Non si arrendono gli Amendolia dopo la sentenza che scagiona 2 dei 3 tecnici imputati di omicidio stradale per la tragedia del 2017
MESSINA – Non avrebbero responsabilità il direttore e il delegato di percorso della Targa Florio 2017 che costò la vita al pilota messinese Mauro Amendolia e il commissario di gara Giuseppe Laganà. Lievemente ferita anche Gemma Amendolia, che viaggiava accanto al padre.
La sentenza è del giudice per le indagini preliminari di Termini Imerese Claudia Camilleri che ha scagionato dall’accusa di omicidio stradale Mauro Cascina, responsabile della manifestazione, e Antonio Pochini, delegato all’allestimento del percorso. I due hanno optato per il rito abbreviato e hanno chiuso il processo, uscendone assolti. Va avanti col rito ordinario, invece, il dibattimento per il presidente dell’Aci Angelo Pizzuto.

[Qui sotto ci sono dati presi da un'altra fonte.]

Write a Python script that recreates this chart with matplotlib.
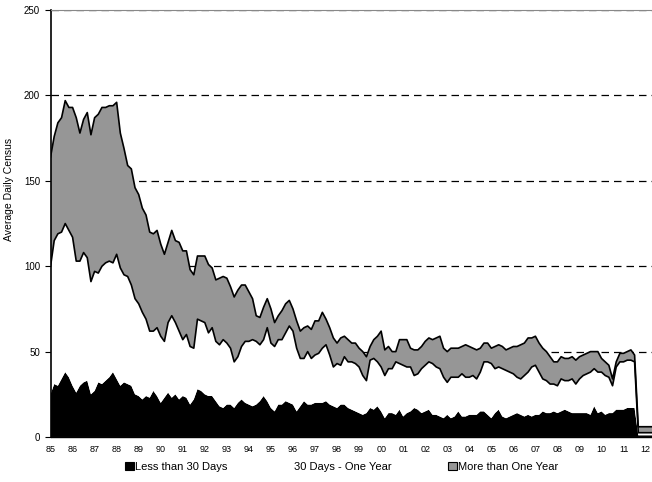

I tre erano imputati della sola morte di Amendolia, che uscì di strada con la Bmw Mini Cooper del Messina Racing Team affrontando una curva a sinistra a Piano Torre, località di Isnello. La scomparsa del commissario di gara è invece imputata alla manovra del pilota messinese. Le perizie hanno stabilito che la pista non era sicura. Ma anche che Amendolia non aveva gli spallari allacciati.
Circostanza decisiva, secondo il pubblico ministero, che ha chiesto l’assoluzione dei due imputati. Se avesse indossato le cinture, Amendolia avrebbe potuto salvarsi, come accaduto alla figlia. Amareggiata la moglie del pilota, decisa a non arrendersi. Ferma la circostanza relativa agli spallari, infatti, messa nero su bianco dalla ricostruzione dell’ingegnere Santi Mangano, è emerso chiaramente che la pista non era sicura e che erano state disattese 10 prescrizioni di sicurezza della Questura di Palermo, attraverso dichiarazioni di conformità rivelatesi non veritiere. L’avvocato Giovanni Mannuccia, che assiste gli Amendolia, preannuncia perciò appello per salvare gli effetti civili.